【メジャースカウトの春夏秋冬】
安定しなかった制球
甲子園を沸かせた大物ルーキー、楽天の松井裕樹(ゆうき)投手に、光明がさしつつある。開幕当初は先発ローテーション入りしながら結果を出せずに2軍落ち。しかし、6月6日に再昇格を果たすと、7月2日のオリックス戦では中継ぎで好投して初勝利をつかんだ。オールスター明けの後半戦からは先発復帰も果たした。
ここまで苦しんだ原因は何だったのか。
初先発から3連敗した左腕は、打ち込まれたと思えば、制球を乱し、プロの壁に直面した。無我夢中で全力で投げているのだが、投球フォームに余裕がなかった。英語で「ポンプアップ」という状況で、力みによって制球が安定しなかった。

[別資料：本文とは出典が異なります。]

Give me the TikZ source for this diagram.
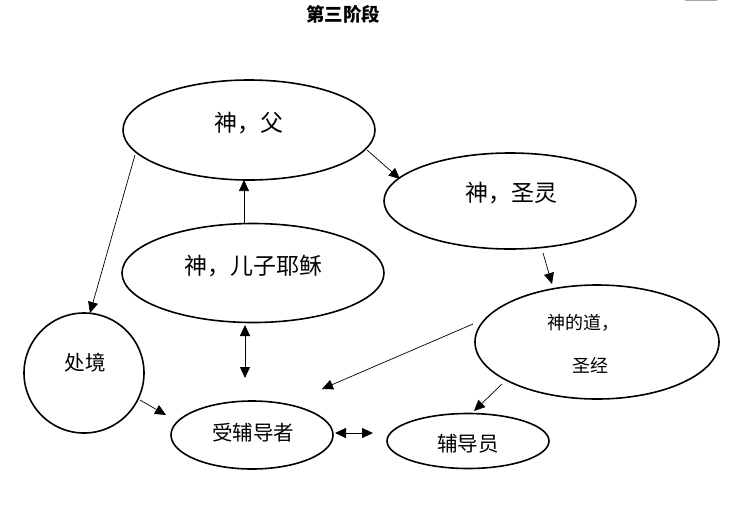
\documentclass[tikz,border=0pt]{standalone}
\usepackage{fontspec}
\setmainfont{Noto Sans CJK SC}
\newfontfamily\cjk{Noto Sans CJK SC}
\usetikzlibrary{arrows.meta,shapes.geometric}
\begin{document}
\begin{tikzpicture}[x=1pt,y=-1pt,
  ell/.style={draw,ellipse,line width=1.6pt,inner sep=0pt},
  conn/.style={line width=0.7pt,-{Triangle[length=11pt,width=10pt]}},
  dconn/.style={line width=0.9pt,{Triangle[length=11pt,width=10pt]}-{Triangle[length=11pt,width=10pt]}},
  big/.style={font=\cjk\fontsize{23}{26}\selectfont},
  mid/.style={font=\cjk\fontsize{20.5}{24}\selectfont},
  small/.style={font=\cjk\fontsize{18}{22}\selectfont}]
\useasboundingbox (0,0) rectangle (730,512);
\draw[gray!70,line width=1.5pt] (685,0.5) -- (717,0.5);
\node[font=\cjk\bfseries\fontsize{18.5}{22}\selectfont] (title) at (343,14) {第三阶段};
% ellipses
\node[ell,minimum width=252pt,minimum height=100pt] (father) at (249,130) {};
\node[big] (fatherT) at (249,123) {神，父};
\node[ell,minimum width=262pt,minimum height=99pt] (son) at (253,273) {};
\node[big] (sonT) at (253,266) {神，儿子耶稣};
\node[ell,minimum width=252pt,minimum height=96pt] (spirit) at (510,201) {};
\node[big] (spiritT) at (511,193) {神，圣灵};
\node[ell,minimum width=244pt,minimum height=114pt] (word) at (597,342) {};
\node[small] (wordT1) at (583,323) {神的道，};
\node[small] (wordT2) at (590,365) {圣经};
\node[ell,minimum width=162pt,minimum height=55pt] (counselor) at (468,441) {};
\node[mid] (counselorT) at (468,444) {辅导员};
\node[ell,minimum width=162pt,minimum height=68pt] (counselee) at (252,435) {};
\node[mid] (counseleeT) at (253,433) {受辅导者};
\node[draw,circle,line width=1.6pt,inner sep=0pt,minimum size=120pt] (sit) at (84,373) {};
\node[mid] (sitT) at (85,363) {处境};
% connector endpoints
\coordinate (a1) at (244,224); \coordinate (a2) at (244,180);
\coordinate (b1) at (367,150); \coordinate (b2) at (400,179);
\coordinate (c1) at (543,253); \coordinate (c2) at (552,284);
\coordinate (d1) at (473,324); \coordinate (d2) at (322,389);
\coordinate (e1) at (502,384); \coordinate (e2) at (474,411);
\coordinate (f1) at (335,433); \coordinate (f2) at (373,433);
\coordinate (g1) at (135,155); \coordinate (g2) at (90,313);
\coordinate (h1) at (140,400); \coordinate (h2) at (166,415);
\coordinate (i1) at (245,325); \coordinate (i2) at (245,378);
\draw[conn] (a1) -- (a2);
\draw[conn] (b1) -- (b2);
\draw[conn] (c1) -- (c2);
\draw[conn] (d1) -- (d2);
\draw[conn] (e1) -- (e2);
\draw[dconn] (f1) -- (f2);
\draw[conn] (g1) -- (g2);
\draw[conn] (h1) -- (h2);
\draw[dconn] (i1) -- (i2);
\end{tikzpicture}
\end{document}
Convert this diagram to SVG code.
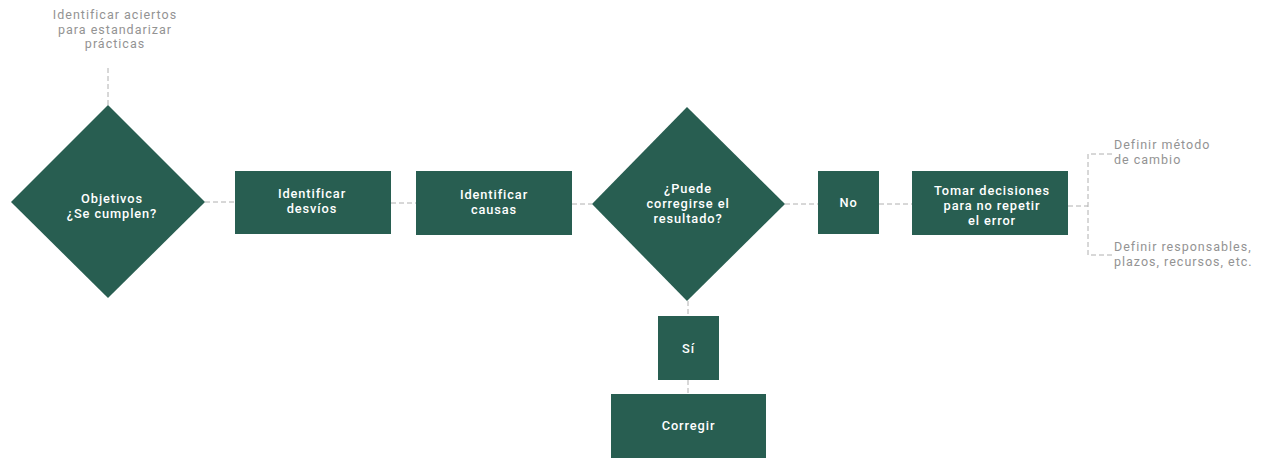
<svg xmlns="http://www.w3.org/2000/svg" width="1267" height="458" viewBox="0 0 1267 458">
  <style>
    .shape { fill: #285e51; }
    .lbl { fill: #ffffff; font-family: Roboto, "Open Sans", sans-serif; font-size: 12.8px; font-weight: 500; letter-spacing: 0.9px; text-anchor: middle; }
    .note { fill: #939393; font-family: Roboto, "Open Sans", sans-serif; font-size: 12.5px; letter-spacing: 1px; }
    .note-c { text-anchor: middle; }
    .link { fill: none; stroke: #b0b0b0; stroke-width: 1; stroke-dasharray: 5 3; }
  </style>
  <rect width="1267" height="458" fill="#ffffff"/>

  <g id="connectors">
    <line class="link" x1="108" y1="105" x2="108" y2="68"/>
    <line class="link" x1="205" y1="202" x2="235" y2="202"/>
    <line class="link" x1="391" y1="203" x2="416" y2="203"/>
    <line class="link" x1="572" y1="204" x2="592" y2="204"/>
    <line class="link" x1="785" y1="204" x2="818" y2="204"/>
    <line class="link" x1="879" y1="204" x2="912" y2="204"/>
    <line class="link" x1="1068" y1="206" x2="1088" y2="206"/>
    <polyline class="link" points="1112,154 1088,154 1088,255 1112,255"/>
    <line class="link" x1="688" y1="301" x2="688" y2="316"/>
    <line class="link" x1="688" y1="380" x2="688" y2="394"/>
  </g>

  <g id="note-aciertos">
    <text class="note note-c" x="115" y="19">Identificar aciertos</text>
    <text class="note note-c" x="115" y="33.7">para estandarizar</text>
    <text class="note note-c" x="115" y="48.4">prácticas</text>
  </g>

  <g id="objetivos">
    <polygon class="shape" points="108,105 205,202 108,298 11,202"/>
    <text class="lbl" x="112" y="203">Objetivos</text>
    <text class="lbl" x="112" y="218">¿Se cumplen?</text>
  </g>

  <g id="desvios">
    <rect class="shape" x="235" y="171" width="156" height="63"/>
    <text class="lbl" x="312" y="198">Identificar</text>
    <text class="lbl" x="312" y="213">desvíos</text>
  </g>

  <g id="causas">
    <rect class="shape" x="416" y="171" width="156" height="64"/>
    <text class="lbl" x="494" y="199">Identificar</text>
    <text class="lbl" x="494" y="214">causas</text>
  </g>

  <g id="corregible">
    <polygon class="shape" points="687,107 785,204 687,301 592,204"/>
    <text class="lbl" x="688" y="193">¿Puede</text>
    <text class="lbl" x="688" y="208">corregirse el</text>
    <text class="lbl" x="688" y="223">resultado?</text>
  </g>

  <g id="no">
    <rect class="shape" x="818" y="171" width="61" height="63"/>
    <text class="lbl" x="848.5" y="207">No</text>
  </g>

  <g id="decisiones">
    <rect class="shape" x="912" y="171" width="156" height="64"/>
    <text class="lbl" x="992" y="195">Tomar decisiones</text>
    <text class="lbl" x="992" y="210">para no repetir</text>
    <text class="lbl" x="992" y="225">el error</text>
  </g>

  <g id="note-metodo">
    <text class="note" x="1114" y="149">Definir método</text>
    <text class="note" x="1114" y="163.7">de cambio</text>
  </g>

  <g id="note-responsables">
    <text class="note" x="1114" y="251">Definir responsables,</text>
    <text class="note" x="1114" y="266">plazos, recursos, etc.</text>
  </g>

  <g id="si">
    <rect class="shape" x="658" y="316" width="61" height="64"/>
    <text class="lbl" x="688.5" y="353">Sí</text>
  </g>

  <g id="corregir">
    <rect class="shape" x="611" y="394" width="155" height="64"/>
    <text class="lbl" x="688.5" y="430">Corregir</text>
  </g>
</svg>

174センチとプロでは恵まれた体ではない。高校生が空振りしていたスライダーも、選球眼のいいプロからすれば、当たり前のボールの一つにすぎないというわけだ。
三振ラッシュで大きな注目を浴びた高校2年時から体も変化した。当時は体つきのバランスがよく、柔軟性もあった。コンパクトに腕を振る「クイックアーム投法」で、打者も打ちづらそうだった。